53.19. I will only add one thing here, taken from Sanjulian just mentioned. Against the opinion of all other writers, he does not derive the word Burgundy from à burgis, that is, from the boroughs or incorporated towns built in this region, but from one particular place, called Burg Ogne. He says that in the territory of Langres, near the river Tilia, between Luz and Thil-castle there is a plain which the inhabitants call by no other name than Val d'Ogne, where in former times stood a famous borough or city. It is hence, without question, as he affirms, that the Burgundians, or as they are commonly called the Bourgondians derive their name, and he considers those writers to be much in the wrong who report that they [the Burgundians], as vagabond people, have come from Sarmatia, Scandia, or the fens of Mæotis to inhabit this region, endeavouring to persuade everyone that they were the first and most ancient inhabitants of this country.

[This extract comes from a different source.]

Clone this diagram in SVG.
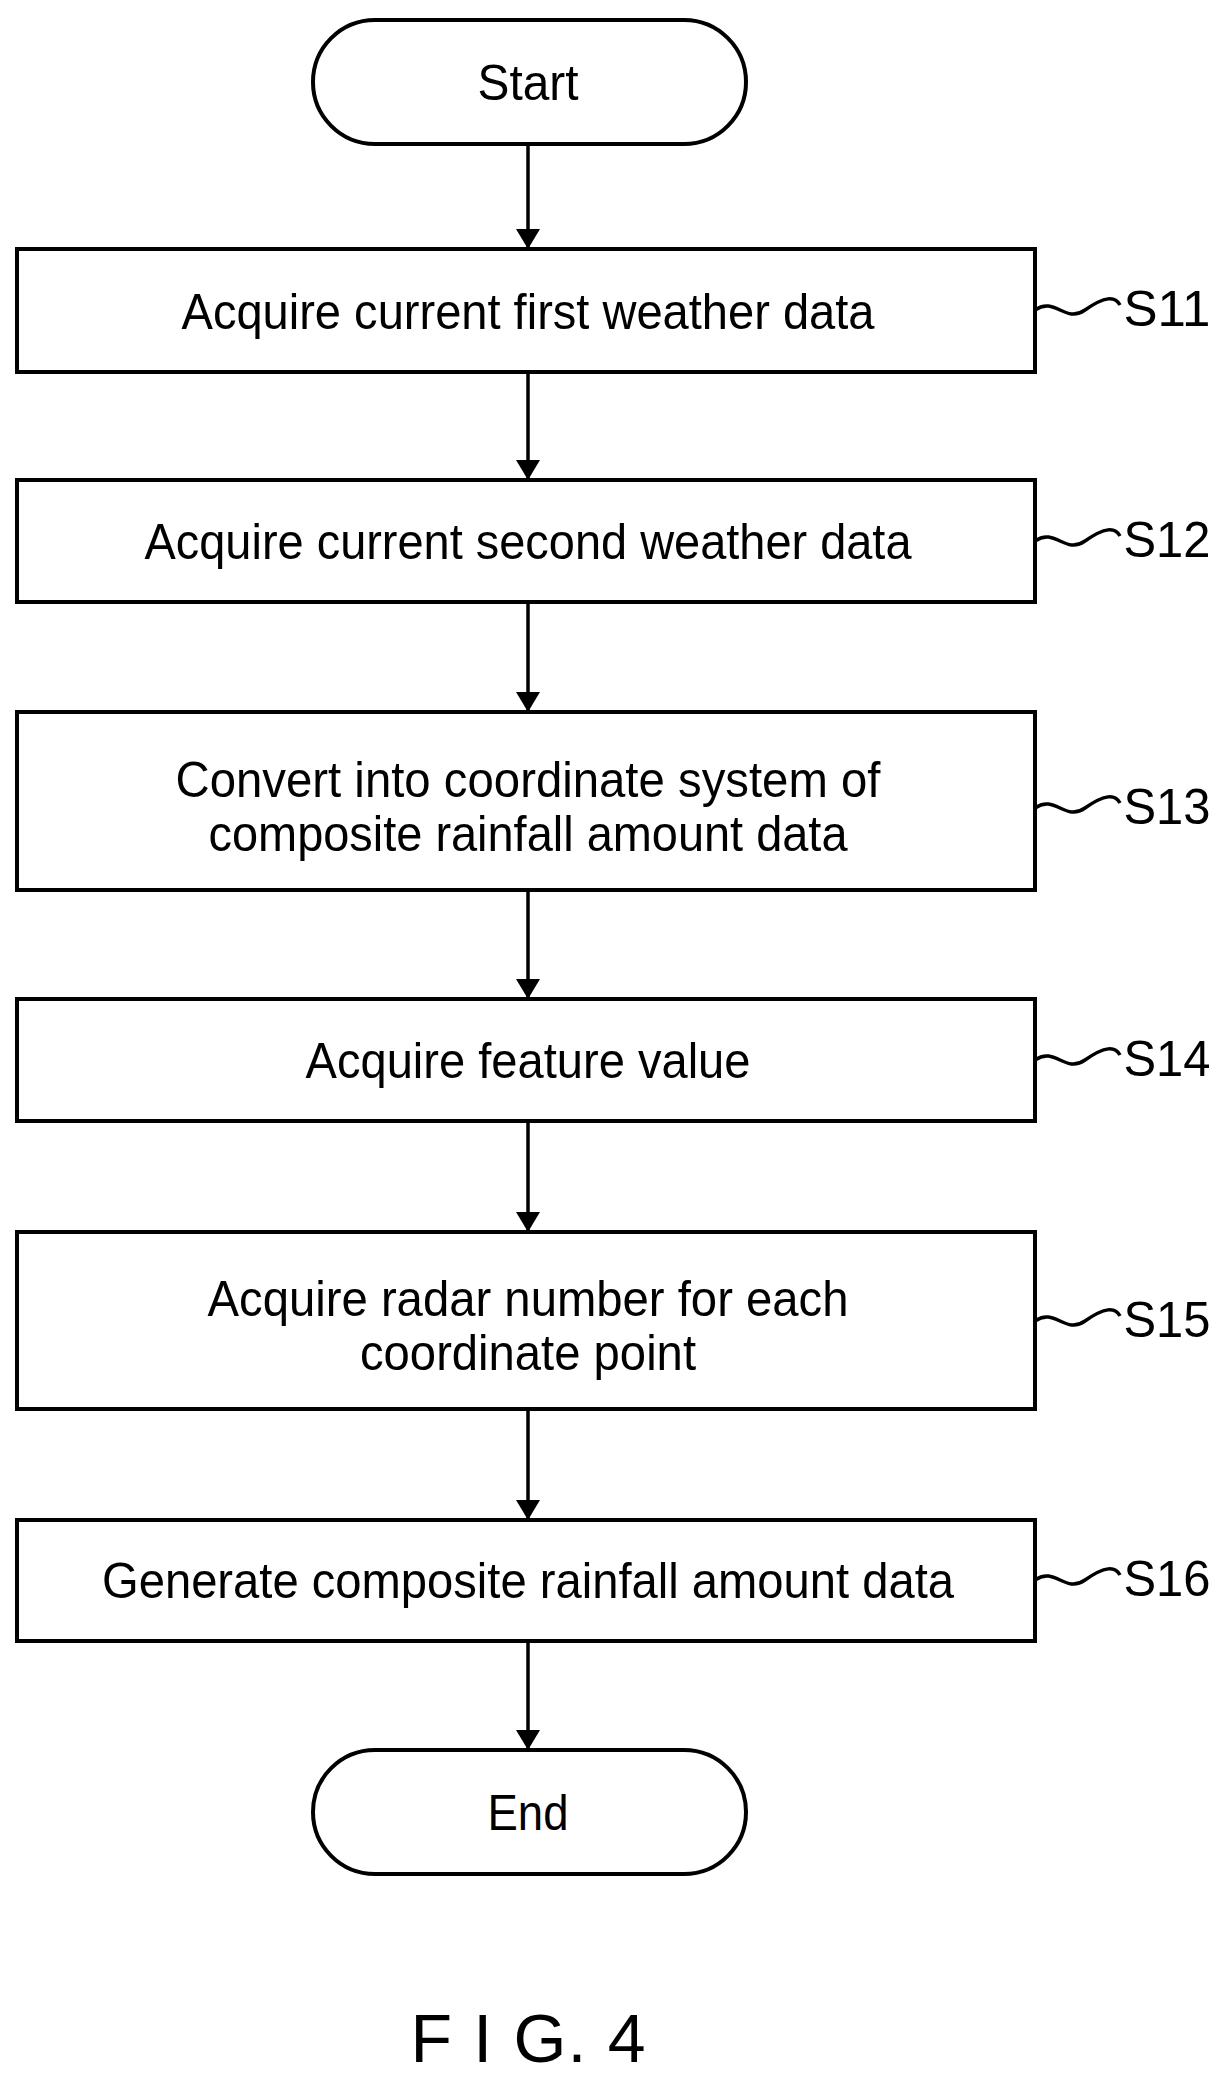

53.20. The borders of Burgundy used to extend further in former times, as becomes clear from various authors. There are some that have the Mediterranean as its Southern border, the Alps and the river Rhine at the East, the Vosges mountains in the North and the rivers Loire and Seine in the West. Then, classical writers record, it was governed by kings, whose royal seat was Arles. It was divided into the duchy and countship of Burgundy around the year 1034, as the chronicle of Æmilianus testifies. Of the Burgundians Paradinus and Nicolas Vignier have chosen to write in Latin, and Peter Sanjulian in French. You can read about the ancient Ædui in Nazarius' panegyric, presented to Constantine the emperor}1602S, 1609/1612S & 1641S end here}.